Marc Bearman, General Manager, Monetisation Solutions, Mistplay  

Rebuilding the industry’s connective tissue

The next wave of retail media growth will not come from surface-level innovation but from rebuilding the connective tissue the industry has been missing. As supply access becomes more fragmented, buyers are increasingly demanding standardisation, interoperability, and the ability to activate retail data wherever it delivers the most value.

AI will also begin to show its real impact in 2026, not through flashy targeting promises but through operational efficiencies that finally address today’s workflow and execution bottlenecks – bringing welcomed relief to operational pressures at brands and agencies. Simultaneously, as retailers expand beyond sponsored product ads to compete for full-funnel budgets, the balance of power will shift. Advertisers will shape the next phase of growth, and only the most mature networks will win brand investment by proving they can drive outcomes beyond the point of sale as they no longer compete amongst themselves but with the rest of the industry. 

Justin Sparks, General Manager, Retail & Commerce Media, Teads 

Connecting footfall, loyalty data and store purchases

For over a century marketers have lived with Wanamaker's adage that half of advertising spend is wasted, but no one knows which half. In 2026, the guesswork finally meets its reckoning.

The ongoing problem is survivorship bias; focusing only on what’s easy to see. Digital dashboards glow with click-throughs and online conversions, but rarely show the quieter, offline influence of ads. The CTV spot that nudges a shopper in-store, the email that sparks a restaurant booking, or the product search that ends at a physical till. When those moments go unmeasured, whole audiences and channels are undervalued and spend drifts off course.

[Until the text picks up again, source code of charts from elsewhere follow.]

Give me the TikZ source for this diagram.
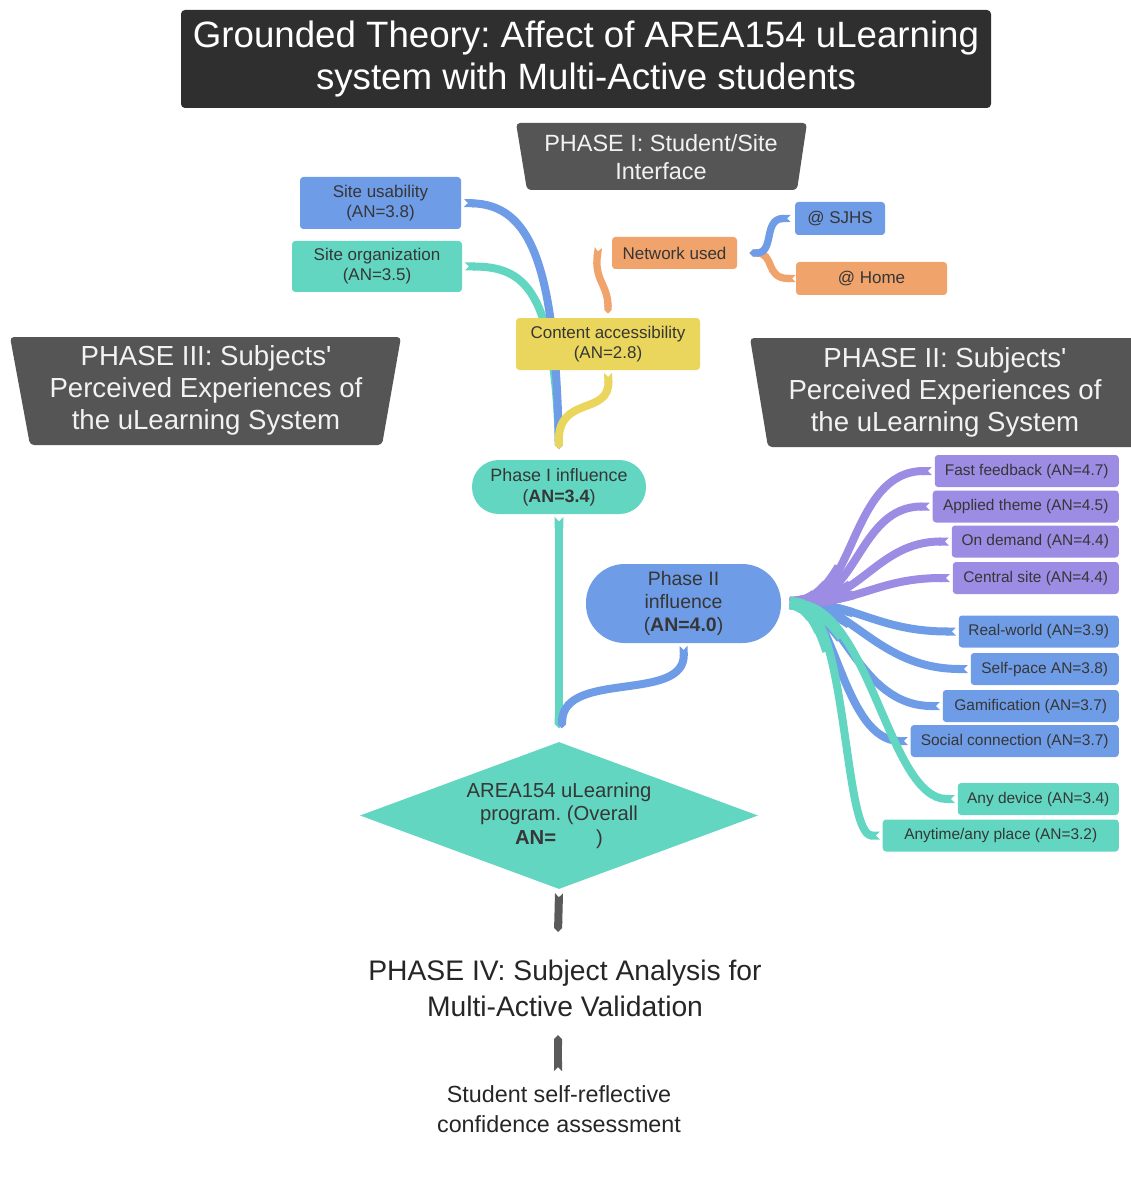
\documentclass[tikz,border=0pt]{standalone}
\usepackage{fontspec}
\setmainfont{Liberation Sans}[Ligatures=TeXOff]
\usetikzlibrary{arrows.meta,shapes.geometric}

\definecolor{titlebg}{HTML}{2F2F2F}
\definecolor{phasebg}{HTML}{555555}
\definecolor{cblue}{HTML}{6F9CE6}
\definecolor{cteal}{HTML}{62D6C1}
\definecolor{corange}{HTML}{F1A36C}
\definecolor{cyellow}{HTML}{EAD65C}
\definecolor{cpurple}{HTML}{9C8CE3}
\definecolor{carrow}{HTML}{5A5A5A}
\definecolor{ink}{HTML}{363636}
\definecolor{headtxt}{HTML}{F2F2F2}

% a theme branch: colour, theme node, first control offset, control point near the root;
% the branch is widened in steps towards the root
\newcommand\themebranch[4]{%
  \draw[branch,#1] ([xshift=-2pt]#2.west) .. controls +(#3,0) and (#4) .. (root);
  \foreach \w/\l in {6.8pt/48pt, 7.6pt/32pt, 8.4pt/20pt, 9.2pt/10pt}
    \draw[#1, line width=\w, dash pattern=on \l off 3000pt]
      (root) .. controls (#4) and +(#3,0) .. ([xshift=-2pt]#2.west);
}

\begin{document}
\frenchspacing
\begin{tikzpicture}[x=0.75pt,y=-0.75pt,
  lbl/.style={inner sep=0pt, align=center, text=ink},
  head/.style={inner sep=0pt, align=center, text=headtxt},
  box/.style={rectangle, rounded corners=2.5pt, inner sep=0pt, align=center, text=ink},
  small/.style={font=\fontsize{12.75pt}{15pt}\selectfont},
  listbox/.style={box, font=\fontsize{11.6pt}{14pt}\selectfont, minimum height=24pt, anchor=east},
  branch/.style={line width=6pt, {Triangle Cap[reversed]}-{Triangle Cap}},
  thinbranch/.style={line width=5.5pt, {Triangle Cap[reversed]}-{Triangle Cap}}
]
\path[use as bounding box] (0,0) rectangle (1130,1194);

% ---------- headers ----------
\fill[titlebg, rounded corners=3pt] (181,10) rectangle (991,108);
\node[head, text=white, font=\fontsize{27.5pt}{31.5pt}\selectfont] (title) at (586,59)
  {Grounded Theory: Affect of AREA154 uLearning\\system with Multi-Active students};

\fill[phasebg, rounded corners=3pt] (516,123) -- (807,123) -- (797,190) -- (527,190) -- cycle;
\node[head, font=\fontsize{17.6pt}{21pt}\selectfont] (ph1) at (661,157)
  {PHASE I: Student/Site\\Interface};

\fill[phasebg, rounded corners=3pt] (10,337) -- (401,337) -- (382,445) -- (30,445) -- cycle;
\node[head, font=\fontsize{20.7pt}{24pt}\selectfont] (ph3) at (206,390)
  {PHASE III: Subjects'\\Perceived Experiences of\\the uLearning System};

\fill[phasebg, rounded corners=3pt] (750,338) -- (1140,338) -- (1140,447) -- (768,447) -- cycle;
\node[head, font=\fontsize{20.7pt}{24pt}\selectfont] (ph2) at (945,392)
  {PHASE II: Subjects'\\Perceived Experiences of\\the uLearning System};

% ---------- Phase I nodes ----------
\node[box, small, fill=cblue, minimum width=120.75pt, minimum height=39pt] (usab) at (380.5,203)
  {Site usability\\(AN=3.8)};
\node[box, small, fill=cteal, minimum width=127.5pt, minimum height=38.25pt] (sorg) at (377,266.5)
  {Site organization\\(AN=3.5)};
\node[box, small, fill=corange, minimum width=93.75pt, minimum height=24pt] (net) at (674.5,253)
  {Network used};
\node[box, small, fill=cblue, minimum width=67.5pt, minimum height=24.75pt] (sjhs) at (840,218.5)
  {@ SJHS};
\node[box, small, fill=corange, minimum width=113.25pt, minimum height=24.75pt] (home) at (871.5,278.5)
  {@ Home};

\coordinate (netout) at ([xshift=-10pt,yshift=4pt]net.west);
\coordinate (netin) at ([xshift=9pt]net.east);

\node[box, fill=cteal, rounded corners=20pt, minimum width=130.5pt, minimum height=40.5pt,
      font=\fontsize{13.4pt}{15.75pt}\selectfont] (p1) at (559,487)
  {Phase I influence\\(\textbf{AN=3.4})};
\coordinate (p1in) at ([yshift=8pt]p1.north);

% connectors into Phase I influence, drawn before the box they pass under
\draw[branch, cteal] ([xshift=2pt]sorg.east) .. controls +(60,0) and (554,290) .. (p1in);
\draw[branch, cblue] ([xshift=2pt]usab.east) .. controls +(65,2) and (555,260) .. (p1in);

\draw[thinbranch, corange] (home.west) .. controls +(-31,0) and (775,253) .. (netin);
\draw[thinbranch, cblue] ([xshift=-3pt]sjhs.west) .. controls +(-28,0) and (775,253) .. (netin);

\node[box, small, fill=cyellow, minimum width=138pt, minimum height=39pt] (cacc) at (608,344)
  {Content accessibility\\(AN=2.8)};

\draw[thinbranch, corange] (netout) .. controls (594,280) and (608,285) .. ([yshift=3pt]cacc.north);
\draw[branch, cyellow] ([yshift=-2pt]cacc.south) .. controls +(2,43) and (558,395) .. (p1in);

% ---------- Phase II influence and its themes ----------
\node[box, fill=cblue, rounded corners=29pt, minimum width=146.25pt, minimum height=59.25pt,
      font=\fontsize{14.6pt}{17.3pt}\selectfont] (p2) at (683.5,603.5)
  {Phase II\\influence\\(\textbf{AN=4.0})};
\coordinate (root) at (790,603);

\node[listbox, fill=cpurple, minimum width=138pt]    (ff)  at (1119,471) {Fast feedback (AN=4.7)};
\node[listbox, fill=cpurple, minimum width=139.5pt]  (ap)  at (1119,506.5) {Applied theme (AN=4.5)};
\node[listbox, fill=cpurple, minimum width=125.25pt] (od)  at (1119,541.5) {On demand (AN=4.4)};
\node[listbox, fill=cpurple, minimum width=124.5pt]  (cs)  at (1119,578) {Central site (AN=4.4)};
\node[listbox, fill=cblue,   minimum width=120pt]    (rw)  at (1119,631.5) {Real-world (AN=3.9)};
\node[listbox, fill=cblue,   minimum width=111pt]    (sp)  at (1119,669) {Self-pace AN=3.8)};
\node[listbox, fill=cblue,   minimum width=132pt]    (gm)  at (1119,706) {Gamification (AN=3.7)};
\node[listbox, fill=cblue,   minimum width=156pt]    (sc)  at (1119,741) {Social connection (AN=3.7)};
\node[listbox, fill=cteal,   minimum width=120.75pt] (ad)  at (1119,799) {Any device (AN=3.4)};
\node[listbox, fill=cteal,   minimum width=177pt]    (aa)  at (1119,835.5) {Anytime/any place (AN=3.2)};

\themebranch{cblue}{rw}{-78}{855,603}
\themebranch{cblue}{sp}{-90}{850,603}
\themebranch{cblue}{gm}{-82}{842,605}
\themebranch{cblue}{sc}{-64}{834,605}

\themebranch{cpurple}{ff}{-82}{855,603}
\themebranch{cpurple}{ap}{-72}{858,603}
\themebranch{cpurple}{od}{-72}{860,603}
\themebranch{cpurple}{cs}{-72}{860,603}

\themebranch{cteal}{ad}{-66}{870,608}
\themebranch{cteal}{aa}{-37}{848,608}

% ---------- overall program ----------
\node[diamond, aspect=2.7, fill=cteal, inner sep=0pt, minimum width=298.5pt, minimum height=110.25pt,
      align=center, text=ink, font=\fontsize{15.2pt}{17.6pt}\selectfont] (dia) at (559,815.5)
  {AREA154 uLearning\\program. (Overall\\\textbf{AN=}\hspace{30pt})};
\coordinate (diain) at ([yshift=10pt]dia.north);

\draw[branch, cteal, line width=6.5pt] ([yshift=-2pt]p1.south) -- (diain);
\draw[branch, cblue] ([yshift=-2pt]p2.south) .. controls +(2,57) and (565,670) .. ([xshift=2pt]diain);

% ---------- Phase IV ----------
\node[lbl, text=black!85, font=\fontsize{21.2pt}{27pt}\selectfont] (p4) at (565,988)
  {PHASE IV: Subject Analysis for\\Multi-Active Validation};
\node[lbl, text=black!85, font=\fontsize{17.5pt}{23pt}\selectfont] (self) at (559,1109)
  {Student self-reflective\\confidence assessment};

\coordinate (p4in) at (558,932);
\coordinate (p4out) at (558,1035);
\coordinate (selfout) at (558,1071);

\draw[branch, carrow] ([yshift=-3pt]dia.south) -- (p4in);
\draw[branch, carrow] (selfout) -- (p4out);

\end{tikzpicture}
\end{document}
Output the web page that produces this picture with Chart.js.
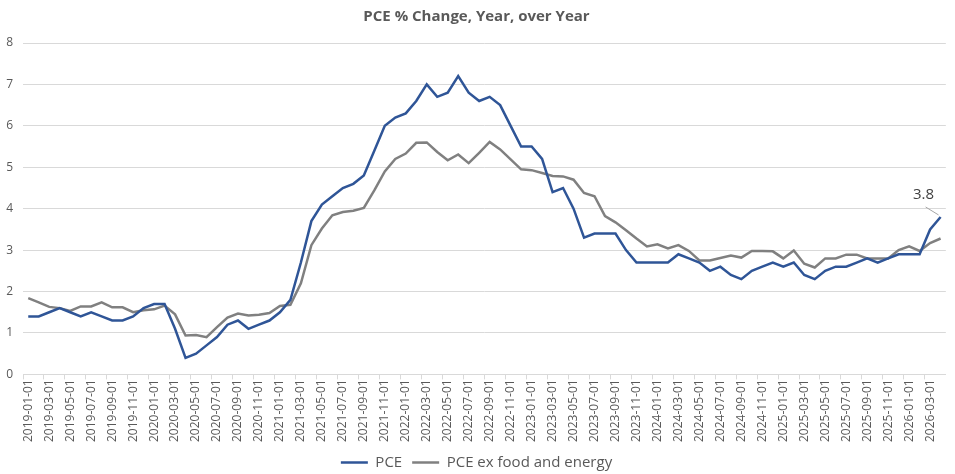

Next year, that blind spot will narrow fast. Retail media networks are connecting footfall, loyalty data and store purchases via identity frameworks that reveal how exposure translates into sales. When measurement captures the whole journey, the 50% problem starts looking like ancient history.

Esme Robinson, Director Global Platform Solutions and Enablement, Epsilon 

 
The sensory side of product discovery is often overlooked 

It’s clear that retail media investment will keep growing in 2026. One of its biggest strengths is that product and promotion live in the same place. You can influence both what people see and what they pick up.

What’s often overlooked is the sensory side of new product discovery. When someone physically picks up a product, you’re building both physical and mental availability at once.

At Dig In, we see this every year. We put products directly into the hands of 500,000 students on their first day at university, and again throughout the year. That single moment of contact helps form shopping habits and lasting memories – our omni-channel advertising targets these students to drive awareness and consideration, and the physical product drives sales.

If brands get better at omni-channel advertising in 2026, targeting audiences ‘from sofa to store’, I‘m sure they would unlock even more sales.

Christopher Platt, Founder & CEO, Dig In

Retail media will broaden its relevance 

As retail media matures, a customer purchase journey will not be limited just to the 'on-site' e-commerce or in-store experience, but rather an actual real-life journey from 'sofa to store', one that utilises the media touchpoints on that route, e.g CTV, prDOOH, desktop and mobile. Sales don’t start in-store, so brands are increasingly investing in 'off-site' media channels in order to influence decision-making earlier in the shopper journey, focusing on reach and brand-building to support their conversion efforts.

In 2026, retail media will broaden its relevance beyond FMCGs. High-traffic retailers – from grocery to QSR – can now harness mobility insights derived from consented, anonymised mobile data to understand where their customers truly come from. These catchment areas help to inform sharper strategies: reinforcing loyalty in core areas or targeting competitive areas to win market share.